Democrats have held out some hope that the larger climate provisions Biden had sought could still become law this year, either as a stand-alone measure or as part of a pared-down version of his initial Build Back Better proposal. But there have been no signs of serious, advanced negotiations — including with Sen. Joe Manchin, D-W.Va., a must-have vote — and time is quickly running out before the campaign season makes legislating in Congress nearly impossible.
On Friday, leading environmental advocacy groups sent a letter to the White House, reviewed by NBC News, imploring him to quickly push legislation with only Democratic votes that includes the more than $550 billion in climate funding, calling it a “legacy defining moment.”

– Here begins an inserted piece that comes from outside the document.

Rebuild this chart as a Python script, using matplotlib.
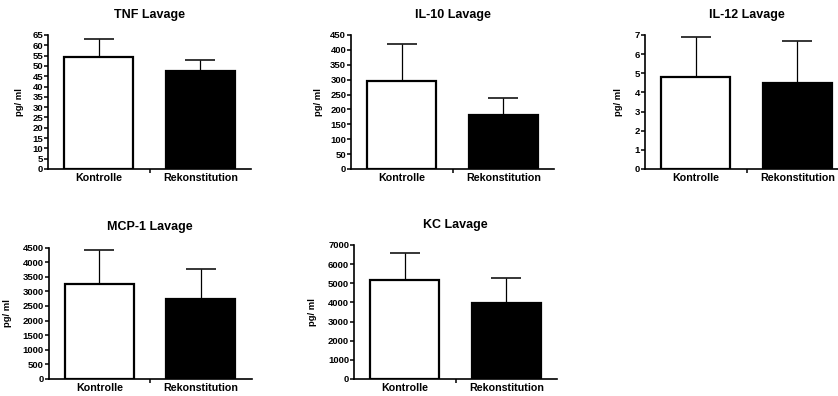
import numpy as np
import matplotlib
matplotlib.use('Agg')
import matplotlib.pyplot as plt

plt.rcParams['font.family'] = 'Liberation Sans'
plt.rcParams['font.weight'] = 'bold'

groups = ['Kontrolle', 'Rekonstitution']

titles = ['TNF Lavage', 'IL-10 Lavage', 'IL-12 Lavage', 'MCP-1 Lavage', 'KC Lavage']

# mean and upper error (SEM) per group
tnf_mean = [54.2, 47.3]
tnf_err = [9.0, 5.8]
il10_mean = [295, 180]
il10_err = [124, 60]
il12_mean = [4.82, 4.49]
il12_err = [2.05, 2.21]
mcp1_mean = [3256, 2730]
mcp1_err = [1164, 1050]
kc_mean = [5156, 3990]
kc_err = [1444, 1310]

tnf_ticks = np.arange(0, 66, 5)
il10_ticks = np.arange(0, 451, 50)
il12_ticks = np.arange(0, 8, 1)
mcp1_ticks = np.arange(0, 4501, 500)
kc_ticks = np.arange(0, 7001, 1000)

means = [tnf_mean, il10_mean, il12_mean, mcp1_mean, kc_mean]
errs = [tnf_err, il10_err, il12_err, mcp1_err, kc_err]
ticks = [tnf_ticks, il10_ticks, il12_ticks, mcp1_ticks, kc_ticks]

W, H = 838, 396
fig = plt.figure(figsize=(W / 100, H / 100), dpi=100)

# axes boxes in pixels: left x, top y, bottom y
boxes = [(48, 35, 169), (351, 35, 169), (645, 35, 169),
         (48.5, 247.5, 379), (354, 245, 379)]
ylab_off = [24, 28, 22, 36, 37]
axw = 203

for i in range(5):
    x0, yt, yb = boxes[i]
    ax = fig.add_axes([x0 / W, 1 - yb / H, axw / W, (yb - yt) / H])
    xs = np.arange(2)
    ax.errorbar(xs, means[i], yerr=[[0, 0], errs[i]], fmt='none', ecolor='black',
                elinewidth=0.9, capsize=10.8, capthick=1.1, zorder=1)
    ax.bar(xs, means[i], width=0.68, color=['white', 'black'], edgecolor='black',
           linewidth=1.6, zorder=2)
    ax.set_xlim(-0.5, 1.5)
    ax.set_ylim(0, ticks[i][-1])
    ax.set_yticks(ticks[i])
    ax.set_xticks([0.5])
    ax.set_xticklabels([''])
    for xi, g in enumerate(groups):
        ax.text(xi, -0.065, g, transform=ax.get_xaxis_transform(), ha='center',
                va='center', fontsize=7.7, fontweight='bold')
    ax.tick_params(axis='y', direction='out', length=3, width=1.1, labelsize=6.8, pad=0.5)
    ax.tick_params(axis='x', direction='out', length=3, width=1.1)
    for lab in ax.get_yticklabels():
        lab.set_fontweight('bold')
    for s in ['top', 'right']:
        ax.spines[s].set_visible(False)
    for s in ['left', 'bottom']:
        ax.spines[s].set_linewidth(1.2)
    ax.set_ylabel('pg/ ml', fontsize=6.8, fontweight='bold')
    ax.yaxis.set_label_coords(-ylab_off[i] / axw, 0.5)
    ax.set_title(titles[i], fontsize=9, fontweight='bold', pad=12.5)

fig.savefig('out.png', dpi=100)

“It’s time to close the deal and get this done,” wrote the Sierra Club, the League of Conservation Voters, the Natural Resources Defense Council and other groups. In the meantime, the gas price crisis has emerged as the White House’s top economic priority and an increasing political risk for the president and his party.
Last month, Biden announced he would release 1 million barrels of oil a day from the country’s strategic reserve, one of several steps to cut gas prices soon. He is also allowing E15 biofuel to be sold this summer, even though it is usually off-limits in the warmest months of the year because of smog concerns, and encouraging energy producers in the U.S. and overseas to temporarily drill for more oil and gas.

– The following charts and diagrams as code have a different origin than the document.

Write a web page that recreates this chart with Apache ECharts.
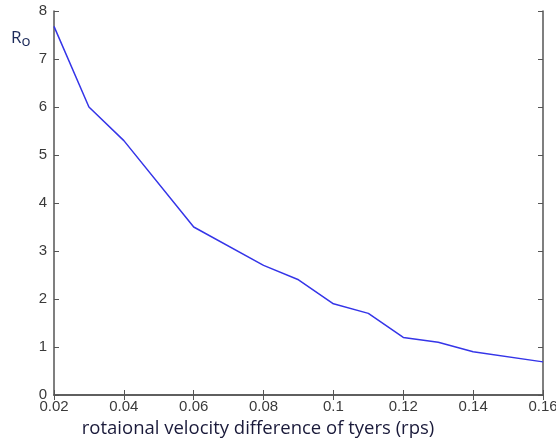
<!DOCTYPE html>
<html><head><meta charset="utf-8">
<script src="https://cdn.jsdelivr.net/npm/echarts@6/dist/echarts.min.js"></script>
<style>html,body{margin:0;padding:0;background:#fff}#c{width:556px;height:440px}</style>
</head><body><div id="c"></div>
<script>
var xValues = [0.02, 0.03, 0.04, 0.06, 0.08, 0.09, 0.10, 0.11, 0.12, 0.13, 0.14, 0.16];
var roValues = [7.68, 6.0, 5.3, 3.5, 2.7, 2.4, 1.9, 1.7, 1.2, 1.1, 0.9, 0.69];
var xTitle = 'rotaional velocity difference of tyers (rps)';

var chart = echarts.init(document.getElementById('c'));
var axisCol = '#555';
var tick = {show:true, inside:true, length:5, lineStyle:{color:axisCol}};
chart.setOption({
  animation:false,
  title:{
    text:'{a|R}{b|o}', left:6, top:23,
    textStyle:{fontWeight:'normal', rich:{
      a:{fontSize:17, color:'#1c2a5a', fontFamily:'Open Sans', fontWeight:'normal'},
      b:{fontSize:15, color:'#1c2a5a', fontFamily:'Open Sans', fontWeight:'normal', padding:[6,0,0,0]}
    }}
  },
  grid:{left:54, right:13, top:11, bottom:45, containLabel:false, outerBoundsMode:'none'},
  xAxis:[{
    type:'value', min:0.02, max:0.16, interval:0.02, position:'bottom',
    name:xTitle, nameLocation:'middle', nameGap:23,
    nameTextStyle:{fontSize:18.5, color:'#1a1a3a', fontFamily:'Open Sans', padding:[0,81,0,0]},
    axisLine:{show:true, lineStyle:{color:axisCol, width:1.5}},
    axisTick:tick, splitLine:{show:false},
    axisLabel:{fontSize:15, color:'#3a3a3a', margin:4, fontFamily:'Liberation Sans',
      formatter:function(v){return String(parseFloat(v.toFixed(2)));}}
  },{
    type:'value', min:0.02, max:0.16, interval:0.02, position:'top',
    axisLine:{show:true, lineStyle:{color:axisCol, width:1.5}},
    axisTick:tick, splitLine:{show:false}, axisLabel:{show:false}
  }],
  yAxis:[{
    type:'value', min:0, max:8, interval:1, position:'left',
    axisLine:{show:true, lineStyle:{color:axisCol, width:1.5}},
    axisTick:tick, splitLine:{show:false},
    axisLabel:{fontSize:15, color:'#3a3a3a', margin:7, fontFamily:'Liberation Sans'}
  },{
    type:'value', min:0, max:8, interval:1, position:'right',
    axisLine:{show:true, lineStyle:{color:axisCol, width:1.5}},
    axisTick:tick, splitLine:{show:false}, axisLabel:{show:false}
  }],
  series:[{
    type:'line', xAxisIndex:0, yAxisIndex:0, showSymbol:false,
    data:xValues.map(function(x,i){return [x, roValues[i]];}),
    lineStyle:{color:'#3535e8', width:1.5}, itemStyle:{color:'#3535e8'}
  }]
});
</script></body></html>
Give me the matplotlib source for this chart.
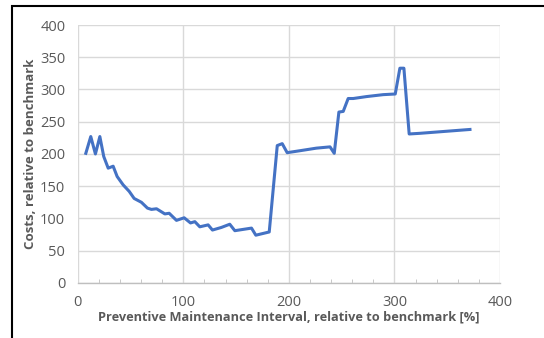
import matplotlib.pyplot as plt
from matplotlib.patches import Rectangle
from matplotlib.ticker import MultipleLocator

# Data
interval = [7.6, 12.3, 16.7, 20.9, 24.6, 28.8, 33.5, 37.3, 43.0, 48.7, 53.4,
            60.3, 66.0, 69.8, 74.6, 82.5, 86.6, 93.5, 100.8, 106.8, 110.9,
            115.6, 123.5, 127.6, 136.0, 144.0, 148.8, 164.6, 168.7, 181.4,
            189.0, 193.7, 198.4, 210.4, 226.0, 239.0, 243.0, 247.4, 251.5,
            256.2, 261.0, 273.6, 289.4, 300.8, 305.2, 309.0, 314.0, 324.0,
            371.6]
costs = [201, 227, 200, 227, 196, 178, 181, 165, 152, 142, 131,
         125, 116, 114, 115, 107, 108, 97, 101, 93, 95,
         87, 90, 82, 86, 91, 81, 85, 74, 79,
         213, 216, 202, 205, 209, 211, 201, 265, 266,
         286, 286, 289, 292, 293, 333, 333, 231, 232,
         238]

text_color = "#595959"
grid_color = "#D9D9D9"

plt.rcParams["font.family"] = ["Open Sans", "DejaVu Sans"]

fig = plt.figure(figsize=(5.44, 3.38), dpi=100)
ax = fig.add_axes([0.143, 0.163, 0.776, 0.763])

ax.plot(interval, costs, color="#4472C4", linewidth=2.2)

ax.set_xlim(0, 400)
ax.set_ylim(0, 400)
ax.xaxis.set_major_locator(MultipleLocator(100))
ax.xaxis.set_minor_locator(MultipleLocator(20))
ax.yaxis.set_major_locator(MultipleLocator(50))

ax.grid(True, which="major", color=grid_color, linewidth=1)
ax.set_axisbelow(True)
for side in ["top", "right", "left"]:
    ax.spines[side].set_visible(False)
ax.spines["bottom"].set_color("#BFBFBF")
ax.spines["bottom"].set_linewidth(1)

ax.tick_params(axis="y", length=0, labelsize=10.5, labelcolor=text_color, pad=9)
ax.tick_params(axis="x", which="major", length=0, labelsize=10.5,
               labelcolor=text_color, pad=9)
ax.tick_params(axis="x", which="minor", direction="in", length=3,
               color="#BFBFBF")

ax.set_xlabel("Preventive Maintenance Interval, relative to benchmark [%]",
              fontsize=9.2, fontweight="bold", color=text_color, labelpad=0)
ax.set_ylabel("Costs, relative to benchmark", fontsize=9.5,
              fontweight="bold", color=text_color, labelpad=2)

# outer frame of the pasted figure
fig.patches.append(Rectangle((12 / 544, -0.2), 1.2, 1.2 - 6 / 338,
                             transform=fig.transFigure, fill=False,
                             edgecolor="black", linewidth=1.5))

fig.savefig("out.png", dpi=100)
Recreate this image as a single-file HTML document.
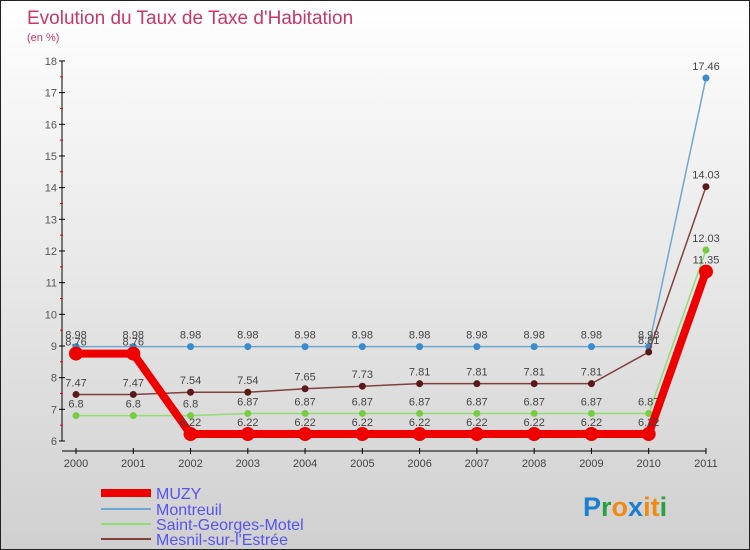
<!DOCTYPE html>
<html><head><meta charset="utf-8"><style>
body{margin:0}
#c{width:748px;height:548px;border:1px solid #222;background:linear-gradient(#fff,#d0d0d0);position:relative;font-family:"Liberation Sans",sans-serif;overflow:hidden}
</style></head><body>
<div id="c">
<svg id="s" width="748" height="548" xmlns="http://www.w3.org/2000/svg">
<text x="26" y="23" font-size="19" fill="#c8376a">Evolution du Taux de Taxe d'Habitation</text>
<text x="26" y="40" font-size="11" fill="#c8376a">(en %)</text>
<g id="axes"></g><g id="series"></g>
<g font-size="16" fill="#5555ee">
<line x1="100" y1="492" x2="150" y2="492" stroke="#ee0000" stroke-width="8"/>
<text x="155" y="498">MUZY</text>
<line x1="100" y1="508" x2="150" y2="508" stroke="#6fa8d0" stroke-width="2"/>
<text x="155" y="514">Montreuil</text>
<line x1="100" y1="523" x2="150" y2="523" stroke="#90dd70" stroke-width="2"/>
<text x="155" y="529">Saint-Georges-Motel</text>
<line x1="100" y1="538" x2="150" y2="538" stroke="#804040" stroke-width="2"/>
<text x="155" y="544">Mesnil-sur-l'Estrée</text>
</g>
<text x="582" y="515" font-size="27" font-weight="bold"><tspan fill="#1a7fd0">P</tspan><tspan fill="#2aa040">r</tspan><tspan fill="#f08a10">o</tspan><tspan fill="#1a7fd0">x</tspan><tspan fill="#f08a10">i</tspan><tspan fill="#f08a10">t</tspan><tspan fill="#2aa040">i</tspan></text>
</svg>
</div>
<script>
const years=["2000","2001","2002","2003","2004","2005","2006","2007","2008","2009","2010","2011"];
const muzy=[8.76,8.76,6.22,6.22,6.22,6.22,6.22,6.22,6.22,6.22,6.22,11.35];
const montreuil=[8.98,8.98,8.98,8.98,8.98,8.98,8.98,8.98,8.98,8.98,8.98,17.46];
const stGeorges=[6.8,6.8,6.8,6.87,6.87,6.87,6.87,6.87,6.87,6.87,6.87,12.03];
const mesnil=[7.47,7.47,7.54,7.54,7.65,7.73,7.81,7.81,7.81,7.81,8.81,14.03];
const yTicks=[6,7,8,9,10,11,12,13,14,15,16,17,18];
const NS="http://www.w3.org/2000/svg";
const X=i=>75+i*57.27, Y=v=>440-(v-6)*31.67;
function mk(p,t,a){const e=document.createElementNS(NS,t);for(const k in a)e.setAttribute(k,a[k]);p.appendChild(e);return e;}
const ax=document.getElementById('axes'), sr=document.getElementById('series');
let l=mk(ax,'line',{x1:61,y1:Y(18),x2:61,y2:Y(6),stroke:'#000'});


l=mk(ax,'line',{x1:61,y1:450,x2:705,y2:450,stroke:'#000'});


yTicks.forEach(v=>{
 mk(ax,'line',{x1:58,y1:Y(v),x2:64,y2:Y(v),stroke:'#000'});
 if(v<18) mk(ax,'line',{x1:59,y1:Y(v+0.5),x2:62,y2:Y(v+0.5),stroke:'#e00'});
 const t=mk(ax,'text',{x:56,y:Y(v)+4,'font-size':11,fill:'#555','text-anchor':'end'});t.textContent=v;
 
 
});
years.forEach((y,i)=>{
 mk(ax,'line',{x1:X(i),y1:447,x2:X(i),y2:453,stroke:'#000'});
 const t=mk(ax,'text',{x:X(i),y:466,'font-size':11,fill:'#444','text-anchor':'middle'});t.textContent=y;
 
 
});
function series(d,col,w,r,name,dot){
 const g=mk(sr,'g',{});
 
 
 mk(g,'polyline',{points:d.map((v,i)=>X(i)+','+Y(v)).join(' '),fill:'none',stroke:col,'stroke-width':w,'stroke-linejoin':'round'});
 d.forEach((v,i)=>{
  const c=mk(g,'circle',{cx:X(i),cy:Y(v),r:r,fill:dot});
  
  
  const t=mk(g,'text',{x:X(i),y:Y(v)-8,'font-size':11,fill:'#444','text-anchor':'middle'});t.textContent=v;
  
  
 });
}
series(montreuil,'#6fa8d0',1.5,3.5,'montreuil','#3a8ccc');
series(stGeorges,'#90dd70',1.5,3.5,'saint-georges','#77cc44');
series(mesnil,'#804040',1.5,3.5,'mesnil','#5a1a1a');
series(muzy,'#ee0000',8,7,'muzy','#ee0000');
</script>
</body></html>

White House officials have touted the moves as concrete, visible steps the president is taking to lower prices ahead of an election that may depend in large part on whom voters blame for inflation and rising prices.
“I think that a lot of climate groups have been really understanding of the short-term decisions that need to be made to help working families at this dire moment,” said Jamal Raad, the executive director of the nonprofit group Evergreen Action. “That said, we can’t have any of the short-term decisions we’re making right now lock in carbon increases for decades to come.”